— TASK DETAILS —
Leave out the pictures, and write out exactly the lines from the beginning of the material to the line holding "from matplotlib.ticker import", that line included, and nothing else.
----
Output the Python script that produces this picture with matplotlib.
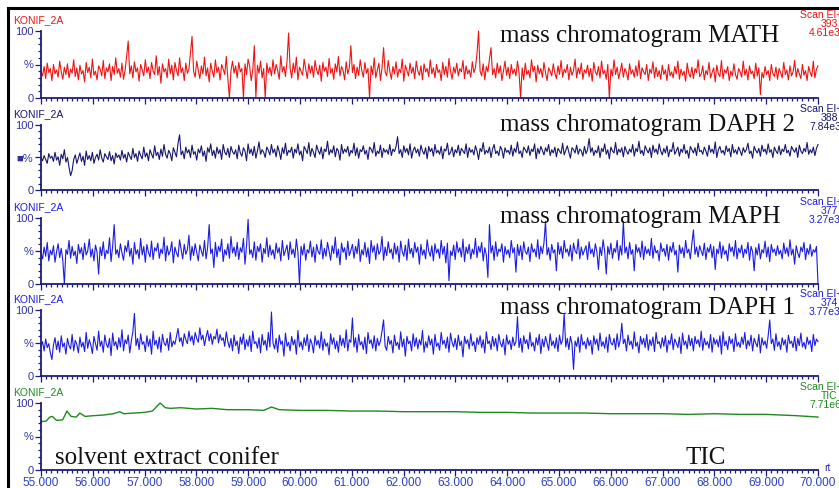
import numpy as np
import matplotlib
matplotlib.use("Agg")
import matplotlib.pyplot as plt
from matplotlib.lines import Line2D
from matplotlib.ticker import MultipleLocator, FixedLocator

# relative intensity (%) per scan (55.000 - 70.000 min)
math_vals = [
    40,33,47,29,52,38,44,26,50,36,42,31,55,39,28,46,35,51,30,43,37,57,32,45,27,
    49,36,41,24,53,38,46,30,58,34,40,27,48,43,33,56,29,45,39,51,26,47,35,60,37,
    44,31,52,28,41,62,85,36,48,30,54,39,45,25,50,42,33,57,38,46,29,53,40,35,63,
    34,47,22,51,39,44,30,58,36,49,27,53,41,33,60,38,45,26,52,37,43,68,92,40,31,
    55,42,29,48,36,61,33,45,24,52,40,31,57,38,46,27,50,43,35,62,29,0,41,55,37,
    48,30,53,39,44,0,51,35,58,47,26,42,78,1,49,37,55,30,44,0,52,38,46,33,57,
    36,50,41,28,63,39,47,32,55,97,44,30,52,38,61,27,46,40,34,58,43,29,51,37,48,
    31,56,42,35,49,25,53,40,46,32,59,37,44,28,51,39,62,33,47,41,27,54,36,45,78,
    38,50,29,46,34,57,41,31,53,37,44,0,48,35,60,30,42,52,26,45,75,39,33,56,40,
    28,47,36,54,31,43,38,58,25,49,41,33,52,37,46,29,55,40,34,48,27,51,39,44,32,
    57,36,45,30,50,38,42,26,53,35,47,31,59,40,28,46,37,52,33,44,39,56,29,48,36,
    42,31,54,38,45,66,100,40,33,51,27,47,39,58,75,35,44,30,52,37,48,26,41,55,34,
    46,29,50,36,43,33,55,38,0,45,27,52,35,41,30,57,39,47,24,49,36,44,31,53,38,
    26,45,40,33,51,37,29,48,35,56,31,43,38,50,27,46,34,41,58,30,45,36,52,28,42,
    37,49,32,44,25,53,39,34,47,30,55,36,41,28,50,0,43,33,57,35,46,29,40,52,31,
    44,38,27,51,36,42,31,48,33,56,29,45,39,35,50,26,43,37,54,30,46,32,41,28,49,
    35,42,26,50,33,39,30,47,36,55,28,43,34,40,25,52,37,31,46,29,44,38,57,32,36,
    48,27,41,35,53,30,38,45,24,49,36,32,56,29,42,37,47,26,40,33,51,35,28,44,39,
    31,55,34,43,27,48,36,40,29,52,33,45,5,38,30,47,35,41,26,50,37,32,46,28,44,
    38,30,53,35,42,27,48,33,39,56,31,44,36,29,50,34,41,26,47,38,32,55,30,43,48]

daph2_vals = [
    50,45,53,47,41,56,49,52,44,58,46,51,38,55,48,62,43,50,35,22,30,47,54,41,49,
    57,44,52,38,60,47,53,45,58,41,50,55,46,62,49,43,56,51,47,59,45,53,40,57,50,
    54,46,61,49,55,43,58,52,47,64,50,56,44,60,53,48,66,51,57,45,62,55,49,68,53,
    58,47,63,52,70,55,49,61,56,45,65,58,51,72,85,54,60,48,66,57,62,50,69,55,59,
    46,63,57,68,52,60,44,65,58,71,53,61,49,66,56,62,47,70,58,54,64,50,67,59,55,
    62,48,69,57,52,65,60,45,71,56,63,53,67,49,60,74,55,62,58,50,66,61,54,70,57,
    63,51,68,59,47,65,56,72,53,61,58,66,49,63,57,71,54,60,45,67,62,56,73,52,64,
    58,50,69,61,55,66,48,63,59,75,54,62,57,68,51,64,60,46,70,56,63,58,67,52,61,
    57,72,53,65,49,62,59,68,55,61,47,66,63,57,73,52,60,56,69,50,64,58,62,55,70,
    53,63,59,67,82,56,62,50,68,58,64,54,71,49,61,66,57,63,52,69,60,55,65,48,67,
    59,64,52,70,57,61,55,67,48,63,60,72,54,58,66,51,62,57,69,53,64,60,56,71,50,
    65,58,62,54,68,60,47,64,59,73,55,61,57,66,50,63,70,56,60,53,67,62,49,65,58,
    61,55,69,52,64,58,74,56,60,50,66,62,57,68,53,63,59,71,48,64,56,67,61,54,65,
    59,70,53,62,57,66,51,64,60,56,72,54,61,68,58,49,65,62,57,69,55,63,60,52,67,
    56,62,79,58,65,53,61,57,68,50,64,59,71,55,62,48,66,60,57,73,54,63,58,65,51,
    67,60,55,63,58,70,52,64,59,75,56,61,53,68,62,57,65,50,69,58,63,55,71,60,54,
    64,57,68,51,62,59,73,55,60,66,52,63,58,70,56,61,49,67,62,57,65,53,72,59,61,
    55,66,60,52,69,58,63,56,74,50,62,67,57,61,54,68,59,64,51,70,57,62,55,66,60,
    53,65,58,62,72,56,60,49,67,61,57,64,52,69,59,63,55,71,58,62,50,66,60,56,68,
    54,63,59,70,57,61,52,67,62,58,65,50,69,60,56,64,59,73,55,62,57,66,53,64,70]

maph_vals = [
    47,38,56,42,63,35,51,44,58,33,49,61,40,54,36,0,52,45,66,39,57,43,50,31,60,
    46,55,37,62,44,50,68,41,53,35,59,48,15,56,43,64,38,51,46,70,34,57,90,45,52,
    40,61,47,36,58,49,66,42,54,30,63,45,52,38,69,44,57,33,60,48,41,65,37,55,50,
    62,39,53,46,71,35,58,44,50,64,32,56,47,41,67,53,38,60,45,52,74,36,57,43,61,
    48,35,59,50,42,66,38,55,90,46,53,25,63,41,57,49,68,34,52,44,61,39,72,47,56,
    42,63,37,55,48,69,30,58,98,45,52,40,64,36,57,49,61,33,54,46,70,41,59,44,52,
    38,62,47,55,35,66,43,51,59,37,64,45,53,40,68,48,0,57,44,61,36,52,47,65,41,
    56,33,60,49,45,67,38,54,42,63,50,36,58,46,71,40,53,29,62,48,55,37,65,43,51,
    60,39,57,46,68,34,52,44,63,41,55,31,66,48,58,37,61,45,50,72,36,56,43,64,47,
    53,38,62,45,57,33,65,49,42,59,36,68,46,54,40,63,48,56,30,60,44,52,38,67,50,
    42,58,35,61,47,53,39,66,45,57,32,62,5,50,43,59,37,64,48,55,41,68,34,56,46,
    60,38,53,45,69,40,57,48,63,35,55,44,10,90,47,58,36,64,42,53,49,61,33,57,45,
    52,40,66,47,55,18,60,43,58,37,64,49,45,56,34,61,48,53,41,67,38,57,46,62,95,
    44,55,36,60,47,52,20,63,45,57,39,66,48,53,42,59,35,62,50,46,68,38,56,44,51,
    58,37,64,46,53,41,61,49,22,56,43,67,50,15,57,45,62,39,54,48,66,36,58,44,95,
    47,56,38,63,45,52,20,60,48,55,41,65,37,57,46,53,43,69,39,58,47,51,35,62,49,
    54,42,60,36,57,48,63,44,51,18,59,46,55,40,66,47,53,38,61,82,45,56,41,58,50,
    43,62,37,55,48,60,40,57,22,53,46,64,39,58,45,51,35,61,49,56,42,66,38,54,47,
    59,40,53,46,63,36,57,49,20,55,44,61,38,52,47,65,41,56,34,60,48,53,43,58,45,
    51,38,62,46,55,42,67,44,53,30,58,47,40,56,49,63,37,54,45,60,42,52,48,57,0]

daph1_vals = [
    45,52,38,56,43,49,35,25,47,58,40,53,36,61,44,50,33,57,46,41,63,38,54,48,35,
    59,44,51,37,66,42,55,47,34,60,49,39,68,45,53,36,62,48,43,57,31,65,46,52,40,
    58,44,70,38,55,49,62,35,53,67,95,46,57,40,64,48,52,37,61,45,56,33,68,47,54,
    41,59,36,63,50,46,57,39,66,44,53,48,60,72,52,58,45,64,55,49,68,53,61,47,66,
    57,51,73,55,62,46,59,69,53,64,48,60,56,71,50,63,54,58,45,67,52,43,57,38,62,
    46,53,34,59,48,64,40,55,45,61,37,68,49,52,42,58,35,63,47,54,39,66,44,97,50,
    41,57,36,62,48,53,30,65,45,51,38,60,47,55,33,69,44,52,40,58,46,63,37,56,49,
    35,61,47,54,42,67,39,56,45,50,32,64,48,58,41,53,36,62,46,57,43,70,38,55,51,
    88,44,58,36,63,47,52,40,59,34,66,49,55,42,61,38,57,46,53,68,85,45,39,60,48,
    54,35,62,46,51,40,67,44,56,30,60,49,53,38,64,45,58,41,55,47,69,36,52,43,61,
    47,56,33,63,45,50,39,66,48,54,42,59,36,65,51,44,57,40,62,46,53,29,60,49,55,
    41,64,46,52,37,58,48,61,43,55,35,67,49,53,40,60,45,57,38,63,50,44,56,32,62,
    48,54,40,59,46,52,90,43,57,36,61,49,55,41,66,45,51,38,58,47,63,34,56,44,60,
    50,39,64,46,53,42,58,37,62,48,55,95,44,57,40,60,49,10,53,45,59,36,63,47,52,
    41,58,46,54,33,61,48,56,39,65,45,52,42,59,36,63,50,47,57,40,64,44,55,80,49,
    56,38,62,47,53,41,67,45,51,35,60,48,57,43,63,39,55,46,59,37,66,49,52,42,58,
    45,61,36,54,48,64,40,56,50,43,59,34,65,47,53,41,62,46,57,38,60,49,55,44,68,
    39,57,47,52,42,63,36,58,48,55,44,61,33,67,46,53,40,60,49,56,37,64,45,51,43,
    59,48,66,41,54,46,62,38,57,50,44,63,35,58,47,53,42,61,85,49,56,39,64,45,52,
    40,58,47,55,36,62,49,53,43,60,38,57,46,65,44,51,41,59,48,54,37,63,46,56,52]

tic_rt = [55.0, 55.1, 55.17, 55.22, 55.3, 55.42, 55.5, 55.58, 55.68, 55.75, 55.85,
          56.0, 56.2, 56.4, 56.52, 56.6, 56.8, 57.0, 57.15, 57.3, 57.4, 57.5,
          57.7, 58.0, 58.3, 58.6, 59.0, 59.3, 59.45, 59.6, 60.0, 60.5, 61.0,
          61.5, 62.0, 62.5, 63.0, 63.5, 64.0, 64.5, 65.0, 65.5, 66.0, 66.5,
          67.0, 67.5, 68.0, 68.5, 69.0, 69.3, 69.6, 70.0]
tic_vals = [72, 73, 79, 80, 74, 75, 88, 80, 79, 85, 80,
            81, 82, 84, 87, 84, 85, 86, 88, 100, 93, 92,
            93, 91, 92, 90, 90, 89, 94, 90, 89, 89, 88,
            88, 87, 87, 87, 86, 86, 85, 85, 85, 84, 84,
            84, 83, 84, 83, 83, 82, 81, 79]

x_ticks = list(range(55, 71))

traces = [
    ("mass chromatogram MATH", math_vals, "#ee1414", "393", "4.61e3"),
    ("mass chromatogram DAPH 2", daph2_vals, "#16166e", "388", "7.84e3"),
    ("mass chromatogram MAPH", maph_vals, "#1c1ce0", "377", "3.27e3"),
    ("mass chromatogram DAPH 1", daph1_vals, "#1c1ce0", "374", "3.77e3"),
    ("TIC", tic_vals, "#1f8a1f", "TIC", "7.71e6"),
]

W, H = 839, 488
panels = [(31, 98), (125, 190), (218, 284), (310, 376), (403, 470)]
title_base = [42, 131, 223, 314, 464]
axisCol = "#1c1c78"
tickCol = "#3030a8"
sans = ["Liberation Sans", "DejaVu Sans"]
serif = "Liberation Serif"


def fx(x):
    return x / W


def fy(y):
    return 1 - y / H


def styleAxis(ax, last, pct):
    ax.set_xlim(55, 70)
    ax.set_ylim(0, 100)
    for s in ["top", "right"]:
        ax.spines[s].set_visible(False)
    for s in ["left", "bottom"]:
        ax.spines[s].set_color(axisCol)
        ax.spines[s].set_linewidth(1.3)
    ax.patch.set_alpha(0)
    ax.xaxis.set_major_locator(FixedLocator(x_ticks))
    ax.xaxis.set_minor_locator(MultipleLocator(0.1))
    ax.yaxis.set_major_locator(FixedLocator([0, 50, 100]))
    ax.yaxis.set_minor_locator(MultipleLocator(10))
    ax.tick_params(which="both", direction="out", color=axisCol, width=0.9)
    ax.tick_params(which="major", length=4)
    ax.tick_params(which="minor", length=2.2)
    ax.set_yticklabels(["0", pct, "100"], color=tickCol, fontsize=8, family=sans)
    ax.tick_params(axis="y", pad=1.5)
    if last:
        ax.set_xticklabels(["%.3f" % v for v in x_ticks],
                           color="#2a40c8", fontsize=8.5, family=sans)
        ax.tick_params(axis="x", pad=1)
    else:
        ax.set_xticklabels([])


fig = plt.figure(figsize=(W / 100, H / 100), dpi=100)

for k, (name, vals, col, mass, scale) in enumerate(traces):
    top, bot = panels[k]
    ax = fig.add_axes([fx(41), fy(bot), fx(818) - fx(41), fy(top) - fy(bot)])
    if k == 4:
        ax.plot(tic_rt, vals, color=col, lw=1.0, clip_on=False)
    else:
        rt = np.linspace(55, 70, len(vals))
        ax.plot(rt, vals, color=col, lw=0.8, clip_on=False)
    styleAxis(ax, k == 4, "\u25a0%" if k == 1 else "%")

    fig.text(fx(13), fy(top - 8), "KONIF_2A", color=col, fontsize=7.5,
             family=sans, va="baseline")
    # scan info block at the right edge, cut by the frame as in the print
    fig.text(fx(800), fy(top - 16), "Scan EI+", color=col, fontsize=7.5,
             family=sans, va="center")
    fig.text(fx(821), fy(top - 7), mass, color=col, fontsize=7.5,
             family=sans, va="center")
    fig.text(fx(809), fy(top + 2), scale, color=col, fontsize=7.5,
             family=sans, va="center")

    if k < 4:
        fig.text(fx(500), fy(title_base[k]), name, fontsize=18,
                 family=serif, va="baseline", color="#111111")

fig.text(fx(55), fy(title_base[4]), "solvent extract conifer", fontsize=18,
         family=serif, va="baseline", color="#111111")
fig.text(fx(685), fy(title_base[4]), "TIC", fontsize=18,
         family=serif, va="baseline", color="#111111")
fig.text(fx(824), fy(468), "rt", color=tickCol, fontsize=7.5, family=sans,
         va="center")

# black frame at top and left
fig.add_artist(Line2D([fx(8), 1], [fy(8), fy(8)], color="black", lw=2.2))
fig.add_artist(Line2D([fx(8), fx(8)], [fy(8), 0], color="black", lw=2.2))

fig.savefig("out.png", dpi=100)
----
— TASK RESPONSE —
Output the Python script that produces this picture with matplotlib.
import numpy as np
import matplotlib
matplotlib.use("Agg")
import matplotlib.pyplot as plt
from matplotlib.lines import Line2D
from matplotlib.ticker import MultipleLocator, FixedLocator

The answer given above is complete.